By: John Grabowski, PhD
Historian/Senior Vice President for Research and Publications, Western Reserve Historical Society
In the last twenty-five years the travel industry has seen enormous changes. Self-booking via the internet has become the way “to go” in terms of arranging transport and accommodation. This technological shift has taken a toll on independent travel bureaus, the number of which has dwindled significantly. But some of the still existing businesses have origins that have little to do with going on holiday.
Many travel bureaus began business by bringing people to Cleveland. Almost every immigrant neighborhood in the city had a steamship agent whose main business was to get people from “there” to “here”, and also to arrange for money to be sent back to the homeland. Michael Kniola’s business served the “Warsawa” Polish community along Fleet Avenue, while Joseph Tetlak, worked with the Poles in Tremont, and the Lewandowski bureau served the Poles in the Poznan area near St. Clair. Henry Spira sold steamship tickets and started a foreign exchange service and a bank in the largely Jewish lower Woodland community. His customers would have included Jews, Italians, and other nationalities resident in the area. He would prosper and become a prominent figure in the Jewish Community. Years later, in the 1950s Louis Depaolo, the unofficial “mayor of Little Italy” assisted Italian immigrants and also sponsored annual tours of Italy. All of these individuals, and others became important “go to” people in their communities.

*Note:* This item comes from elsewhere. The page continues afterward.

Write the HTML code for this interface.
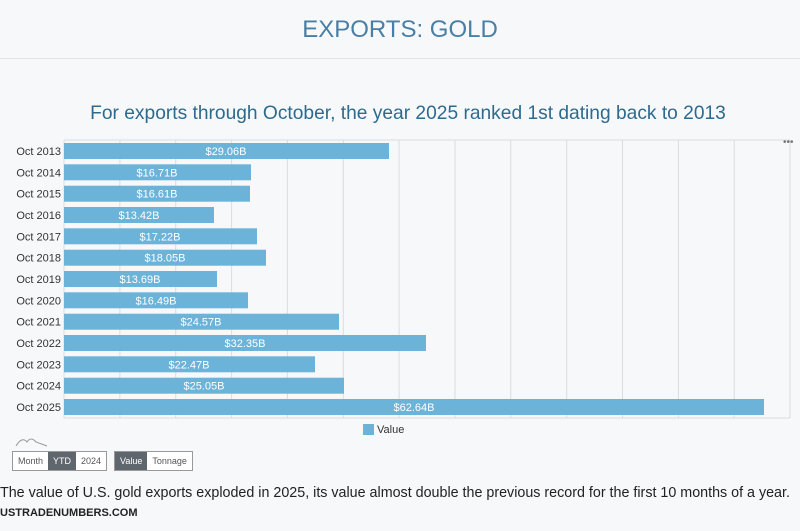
<!DOCTYPE html>
<html><head><meta charset="utf-8"><style>
body{margin:0;width:800px;height:531px;background:#f7f8fa;font-family:"Liberation Sans",sans-serif;overflow:hidden;position:relative}
.b{position:absolute;border:1px solid #999;display:flex;font-size:9px;height:18px;line-height:18px;color:#555;background:#fff}
.b span{padding:0 5px}
.b .on{background:#5f666e;color:#fff}
</style></head><body>
<div style="position:absolute;top:16px;width:800px;text-align:center;font-size:24px;color:#4a7fa5">EXPORTS: GOLD</div>
<div style="position:absolute;top:58px;left:0;width:800px;height:1px;background:#e2e4e7"></div>
<div style="position:absolute;top:103px;width:816px;text-align:center;font-size:19.2px;color:#2e6a8e">For exports through October, the year 2025 ranked 1st dating back to 2013</div>
<svg width="800" height="531" style="position:absolute;left:0;top:0" font-family="Liberation Sans, sans-serif">
<g stroke="#dcdcdc" stroke-width="1">
<line x1="64" y1="140" x2="64" y2="418"/><line x1="119.9" y1="140" x2="119.9" y2="418"/><line x1="175.7" y1="140" x2="175.7" y2="418"/><line x1="231.6" y1="140" x2="231.6" y2="418"/><line x1="287.4" y1="140" x2="287.4" y2="418"/><line x1="343.3" y1="140" x2="343.3" y2="418"/><line x1="399.1" y1="140" x2="399.1" y2="418"/><line x1="455" y1="140" x2="455" y2="418"/><line x1="510.8" y1="140" x2="510.8" y2="418"/><line x1="566.7" y1="140" x2="566.7" y2="418"/><line x1="622.5" y1="140" x2="622.5" y2="418"/><line x1="678.4" y1="140" x2="678.4" y2="418"/><line x1="734.2" y1="140" x2="734.2" y2="418"/><line x1="790" y1="140" x2="790" y2="418"/>
<line x1="64" y1="140" x2="790" y2="140"/><line x1="64" y1="418" x2="790" y2="418"/>
</g>
<text x="783" y="145" font-size="10" fill="#777">•••</text>
<g fill="#6cb3d9">
<rect x="64" y="143" width="325" height="16"/><rect x="64" y="164.3" width="187" height="16"/><rect x="64" y="185.7" width="186" height="16"/><rect x="64" y="207" width="150" height="16"/><rect x="64" y="228.3" width="193" height="16"/><rect x="64" y="249.7" width="202" height="16"/><rect x="64" y="271" width="153" height="16"/><rect x="64" y="292.3" width="184" height="16"/><rect x="64" y="313.7" width="275" height="16"/><rect x="64" y="335" width="362" height="16"/><rect x="64" y="356.3" width="251" height="16"/><rect x="64" y="377.7" width="280" height="16"/><rect x="64" y="399" width="700" height="16"/>
</g>
<g font-size="11" fill="#fff" text-anchor="middle">
<text x="226" y="155">$29.06B</text><text x="157" y="176.3">$16.71B</text><text x="157" y="197.7">$16.61B</text><text x="139" y="219">$13.42B</text><text x="160" y="240.3">$17.22B</text><text x="165" y="261.7">$18.05B</text><text x="140" y="283">$13.69B</text><text x="156" y="304.3">$16.49B</text><text x="201" y="325.7">$24.57B</text><text x="245" y="347">$32.35B</text><text x="189" y="368.3">$22.47B</text><text x="204" y="389.7">$25.05B</text><text x="414" y="411">$62.64B</text>
</g>
<g font-size="11" fill="#333" text-anchor="end">
<text x="61" y="155">Oct 2013</text><text x="61" y="176.3">Oct 2014</text><text x="61" y="197.7">Oct 2015</text><text x="61" y="219">Oct 2016</text><text x="61" y="240.3">Oct 2017</text><text x="61" y="261.7">Oct 2018</text><text x="61" y="283">Oct 2019</text><text x="61" y="304.3">Oct 2020</text><text x="61" y="325.7">Oct 2021</text><text x="61" y="347">Oct 2022</text><text x="61" y="368.3">Oct 2023</text><text x="61" y="389.7">Oct 2024</text><text x="61" y="411">Oct 2025</text>
</g>
<rect x="363" y="424" width="11" height="11" fill="#6cb3d9"/>
<text x="377" y="433" font-size="11" fill="#333">Value</text>
<path d="M16 446 Q22 436 27 442 Q31 436 36 442 L47 446" fill="none" stroke="#999"/>
</svg>
<div class="b" style="left:12px;top:451px"><span>Month</span><span class="on">YTD</span><span>2024</span></div>
<div class="b" style="left:114px;top:451px"><span class="on">Value</span><span>Tonnage</span></div>
<div style="position:absolute;top:485px;left:0;font-size:14.3px;color:#222;white-space:nowrap">The value of U.S. gold exports exploded in 2025, its value almost double the previous record for the first 10 months of a year.</div>
<div style="position:absolute;top:507px;left:0;font-size:11px;font-weight:bold;color:#222">USTRADENUMBERS.COM</div>
</body></html>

Changing technologies in the late nineteenth century spurred the growth of this industry. The greatest changes were in transportation and communication. The growth of railroad systems in the US and in Europe and, particularly, scheduled trans-oceanic packet steamship transportation made getting from “there to here” regular and systematic. The financial success of the great ocean liners rested, in large part, on the immigrant trade — and the immigrant trade was driven by the growing labor needs of industrial cities like Cleveland.
By the late nineteenth century a steamship agent/travel broker in Cleveland could arrange a travel package that would take a European immigrant from a town near his/her home to a port in Europe, across the ocean, and to Cleveland by rail. These journeys were often arranged by family or friends who had already arrived in the city. That same agent could also send money earned in Cleveland back to the homeland. A growing global network of telegraph lines made all of this possible. This interconnectivity was a harbinger of what we know today.
This trade would flourish up to the first World War and then briefly again after the conflict, until the time when the United States severely restricted immigration in the 1920s. It would revive after the cataclysm of World War II, but by the 1950s and 1960s, many immigrant travel bureaus were also arranging holidays for the descendants of the immigrant they had brought over – many of which took people back to their ancestral land – and by the late 1960s more often by air than by sea.
Today there are few remnants of this immigrant-based industry in Cleveland. Kollander World Travel, which has worked with the South Slavic community for ninety-eight years, is an important link to this part of our community’s history. It still books travel and tours – much of which are back to Slovenia and Croatia. But, the history also lives on in the archives of the Western Reserve Historical Society. Henry Spira’s papers are part of our collections as is an enormous archive of the Michael Kniola travel agency. Kniola’s papers document thousands of trips from the then divided lands of Poland to Cleveland and almost an equal number of fund transfers sent by immigrant workers in our city to family and relatives. WRHS also holds artifacts from the Kniola Bureau, including the wooden counter over which countless passages were arranged.
These collections reflect on a world well before Expedia – but one which still echoes today. True, most of us see travel as a holiday experience, but countless other people around the globe still see it as a route to safety and a secure life – a fact that echoes through every daily news report.